DATA:

--- --- ---

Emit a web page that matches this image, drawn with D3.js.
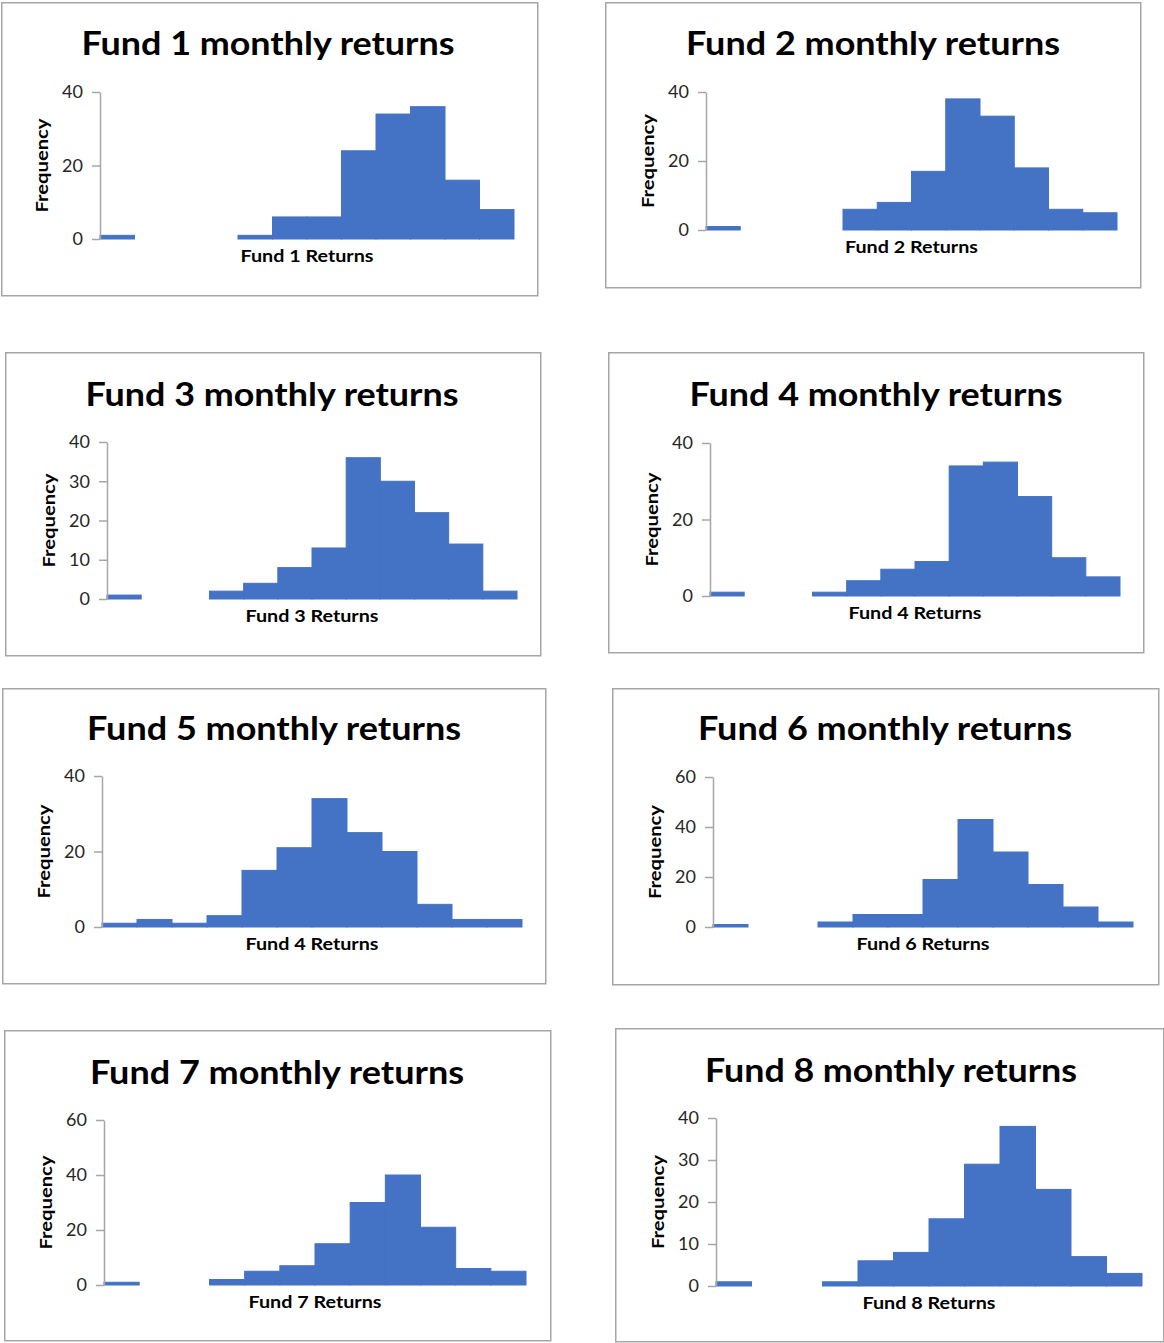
<!DOCTYPE html>
<html><head><meta charset="utf-8">
<script src="https://cdn.jsdelivr.net/npm/d3@7"></script>
<style>body{margin:0;background:#fff} svg{display:block}</style>
</head><body>
<svg id="chart" width="1164" height="1343"></svg>
<script>
// ---- data ----
const bins = ["Bin 1","Bin 2","Bin 3","Bin 4","Bin 5","Bin 6","Bin 7","Bin 8","Bin 9","Bin 10","Bin 11","Bin 12"];
const fund1 = [1,0,0,0,1,6,6,24,34,36,16,8];
const fund2 = [1,0,0,0,6,8,17,38,33,18,6,5];
const fund3 = [1,0,0,2,4,8,13,36,30,22,14,2];
const fund4 = [1,0,0,1,4,7,9,34,35,26,10,5];
const fund5 = [1,2,1,3,15,21,34,25,20,6,2,2];
const fund6 = [1,0,0,2,5,5,19,43,30,17,8,2];
const fund7 = [1,0,0,2,5,7,15,30,40,21,6,5];
const fund8 = [1,0,0,1,6,8,16,29,38,23,7,3];
const titles = ["Fund 1 monthly returns","Fund 2 monthly returns","Fund 3 monthly returns","Fund 4 monthly returns",
                "Fund 5 monthly returns","Fund 6 monthly returns","Fund 7 monthly returns","Fund 8 monthly returns"];
const xLabels = ["Fund 1 Returns","Fund 2 Returns","Fund 3 Returns","Fund 4 Returns",
                 "Fund 4 Returns","Fund 6 Returns","Fund 7 Returns","Fund 8 Returns"];
const yLabel = "Frequency";
const ticks40 = [0,20,40];
const ticks40by10 = [0,10,20,30,40];
const ticks60 = [0,20,40,60];

const series = [fund1,fund2,fund3,fund4,fund5,fund6,fund7,fund8];
const tickSets = [ticks40,ticks40,ticks40by10,ticks40,ticks40,ticks60,ticks60,ticks40by10];

// ---- layout (positions only) ----
const layout = [
  {box:[1,2,536,293],    x0:100, x1:514,  yTop:92,   y0:239,  tx:268, ty:55,   tw:373},
  {box:[605,2,535,285],  x0:706, x1:1117, yTop:92,   y0:230,  tx:873, ty:55,   tw:374},
  {box:[5,352,535,303],  x0:107, x1:517,  yTop:442,  y0:599,  tx:272, ty:406,  tw:373},
  {box:[608,352,535,300],x0:710, x1:1120, yTop:443,  y0:596,  tx:876, ty:406,  tw:373},
  {box:[2,688,543,295],  x0:102, x1:522,  yTop:776,  y0:927,  tx:274, ty:740,  tw:374},
  {box:[612,688,546,296],x0:713, x1:1133, yTop:777,  y0:927,  tx:885, ty:740,  tw:374},
  {box:[4,1030,546,310], x0:104, x1:526,  yTop:1120, y0:1285, tx:277, ty:1084, tw:374},
  {box:[615,1028,548,313],x0:716,x1:1142, yTop:1118, y0:1286, tx:891, ty:1082, tw:372}
];

const FONT = "Lato, 'Open Sans', sans-serif";
const svg = d3.select("#chart");
svg.append("rect").attr("width",1164).attr("height",1343).attr("fill","#fff");

series.forEach((vals, i) => {
  const L = layout[i];
  const ticks = tickSets[i];
  const g = svg.append("g");
  g.append("rect")
    .attr("x", L.box[0]+0.75).attr("y", L.box[1]+0.75)
    .attr("width", L.box[2]).attr("height", L.box[3])
    .attr("fill","#fff").attr("stroke","#a6a6a6").attr("stroke-width",1.5);

  g.append("text")
    .attr("x", L.tx).attr("y", L.ty)
    .attr("text-anchor","middle")
    .attr("font-family", FONT).attr("font-weight","bold").attr("font-size",32)
    .attr("textLength", L.tw).attr("lengthAdjust","spacingAndGlyphs")
    .attr("fill","#000").text(titles[i]);

  const x = d3.scaleBand().domain(bins).range([L.x0, L.x1]).padding(0);
  const y = d3.scaleLinear().domain([0, d3.max(ticks)]).range([L.y0, L.yTop]);

  g.selectAll("rect.bar").data(vals).enter().append("rect")
    .attr("class","bar")
    .attr("x",(d,j)=>x(bins[j]))
    .attr("width", x.bandwidth())
    .attr("y", d=>y(d))
    .attr("height", d=>y(0)-y(d))
    .attr("fill","#4472C4")
    .attr("stroke", d=> d>0 ? "#4472C4" : "none").attr("stroke-width",1);

  const ax = g.append("g").attr("transform",`translate(${L.x0},0)`)
    .call(d3.axisLeft(y).tickValues(ticks).tickSize(8).tickSizeOuter(0).tickPadding(9).tickFormat(d3.format("d")));
  ax.select(".domain").attr("stroke","#a6a6a6").attr("stroke-width",1.5);
  ax.selectAll(".tick line").attr("stroke","#a6a6a6").attr("stroke-width",1.5);
  ax.selectAll(".tick text").attr("font-family",FONT).attr("font-size",18).attr("fill","#262626");

  g.append("text")
    .attr("transform",`translate(${L.x0-59},${(L.y0+L.yTop)/2}) rotate(-90)`)
    .attr("text-anchor","middle").attr("dominant-baseline","central")
    .attr("font-family",FONT).attr("font-weight","bold").attr("font-size",17)
    .attr("textLength",94).attr("lengthAdjust","spacingAndGlyphs")
    .attr("fill","#000").text(yLabel);

  g.append("text")
    .attr("x",(L.x0+L.x1)/2).attr("y",L.y0+23)
    .attr("text-anchor","middle")
    .attr("font-family",FONT).attr("font-weight","bold").attr("font-size",17)
    .attr("textLength",133).attr("lengthAdjust","spacingAndGlyphs")
    .attr("fill","#000").text(xLabels[i]);
});
</script>
</body></html>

--- --- ---

GIVEN EXERCISE: Using the data above, write out every line exactly, leaving the images behind.

PROBLEM SOLUTION:
Emit a web page that matches this image, drawn with D3.js.
<!DOCTYPE html>
<html><head><meta charset="utf-8">
<script src="https://cdn.jsdelivr.net/npm/d3@7"></script>
<style>body{margin:0;background:#fff} svg{display:block}</style>
</head><body>
<svg id="chart" width="1164" height="1343"></svg>
<script>
// ---- data ----
const bins = ["Bin 1","Bin 2","Bin 3","Bin 4","Bin 5","Bin 6","Bin 7","Bin 8","Bin 9","Bin 10","Bin 11","Bin 12"];
const fund1 = [1,0,0,0,1,6,6,24,34,36,16,8];
const fund2 = [1,0,0,0,6,8,17,38,33,18,6,5];
const fund3 = [1,0,0,2,4,8,13,36,30,22,14,2];
const fund4 = [1,0,0,1,4,7,9,34,35,26,10,5];
const fund5 = [1,2,1,3,15,21,34,25,20,6,2,2];
const fund6 = [1,0,0,2,5,5,19,43,30,17,8,2];
const fund7 = [1,0,0,2,5,7,15,30,40,21,6,5];
const fund8 = [1,0,0,1,6,8,16,29,38,23,7,3];
const titles = ["Fund 1 monthly returns","Fund 2 monthly returns","Fund 3 monthly returns","Fund 4 monthly returns",
                "Fund 5 monthly returns","Fund 6 monthly returns","Fund 7 monthly returns","Fund 8 monthly returns"];
const xLabels = ["Fund 1 Returns","Fund 2 Returns","Fund 3 Returns","Fund 4 Returns",
                 "Fund 4 Returns","Fund 6 Returns","Fund 7 Returns","Fund 8 Returns"];
const yLabel = "Frequency";
const ticks40 = [0,20,40];
const ticks40by10 = [0,10,20,30,40];
const ticks60 = [0,20,40,60];

const series = [fund1,fund2,fund3,fund4,fund5,fund6,fund7,fund8];
const tickSets = [ticks40,ticks40,ticks40by10,ticks40,ticks40,ticks60,ticks60,ticks40by10];

// ---- layout (positions only) ----
const layout = [
  {box:[1,2,536,293],    x0:100, x1:514,  yTop:92,   y0:239,  tx:268, ty:55,   tw:373},
  {box:[605,2,535,285],  x0:706, x1:1117, yTop:92,   y0:230,  tx:873, ty:55,   tw:374},
  {box:[5,352,535,303],  x0:107, x1:517,  yTop:442,  y0:599,  tx:272, ty:406,  tw:373},
  {box:[608,352,535,300],x0:710, x1:1120, yTop:443,  y0:596,  tx:876, ty:406,  tw:373},
  {box:[2,688,543,295],  x0:102, x1:522,  yTop:776,  y0:927,  tx:274, ty:740,  tw:374},
  {box:[612,688,546,296],x0:713, x1:1133, yTop:777,  y0:927,  tx:885, ty:740,  tw:374},
  {box:[4,1030,546,310], x0:104, x1:526,  yTop:1120, y0:1285, tx:277, ty:1084, tw:374},
  {box:[615,1028,548,313],x0:716,x1:1142, yTop:1118, y0:1286, tx:891, ty:1082, tw:372}
];

const FONT = "Lato, 'Open Sans', sans-serif";
const svg = d3.select("#chart");
svg.append("rect").attr("width",1164).attr("height",1343).attr("fill","#fff");

series.forEach((vals, i) => {
  const L = layout[i];
  const ticks = tickSets[i];
  const g = svg.append("g");
  g.append("rect")
    .attr("x", L.box[0]+0.75).attr("y", L.box[1]+0.75)
    .attr("width", L.box[2]).attr("height", L.box[3])
    .attr("fill","#fff").attr("stroke","#a6a6a6").attr("stroke-width",1.5);

  g.append("text")
    .attr("x", L.tx).attr("y", L.ty)
    .attr("text-anchor","middle")
    .attr("font-family", FONT).attr("font-weight","bold").attr("font-size",32)
    .attr("textLength", L.tw).attr("lengthAdjust","spacingAndGlyphs")
    .attr("fill","#000").text(titles[i]);

  const x = d3.scaleBand().domain(bins).range([L.x0, L.x1]).padding(0);
  const y = d3.scaleLinear().domain([0, d3.max(ticks)]).range([L.y0, L.yTop]);

  g.selectAll("rect.bar").data(vals).enter().append("rect")
    .attr("class","bar")
    .attr("x",(d,j)=>x(bins[j]))
    .attr("width", x.bandwidth())
    .attr("y", d=>y(d))
    .attr("height", d=>y(0)-y(d))
    .attr("fill","#4472C4")
    .attr("stroke", d=> d>0 ? "#4472C4" : "none").attr("stroke-width",1);

  const ax = g.append("g").attr("transform",`translate(${L.x0},0)`)
    .call(d3.axisLeft(y).tickValues(ticks).tickSize(8).tickSizeOuter(0).tickPadding(9).tickFormat(d3.format("d")));
  ax.select(".domain").attr("stroke","#a6a6a6").attr("stroke-width",1.5);
  ax.selectAll(".tick line").attr("stroke","#a6a6a6").attr("stroke-width",1.5);
  ax.selectAll(".tick text").attr("font-family",FONT).attr("font-size",18).attr("fill","#262626");

  g.append("text")
    .attr("transform",`translate(${L.x0-59},${(L.y0+L.yTop)/2}) rotate(-90)`)
    .attr("text-anchor","middle").attr("dominant-baseline","central")
    .attr("font-family",FONT).attr("font-weight","bold").attr("font-size",17)
    .attr("textLength",94).attr("lengthAdjust","spacingAndGlyphs")
    .attr("fill","#000").text(yLabel);

  g.append("text")
    .attr("x",(L.x0+L.x1)/2).attr("y",L.y0+23)
    .attr("text-anchor","middle")
    .attr("font-family",FONT).attr("font-weight","bold").attr("font-size",17)
    .attr("textLength",133).attr("lengthAdjust","spacingAndGlyphs")
    .attr("fill","#000").text(xLabels[i]);
});
</script>
</body></html>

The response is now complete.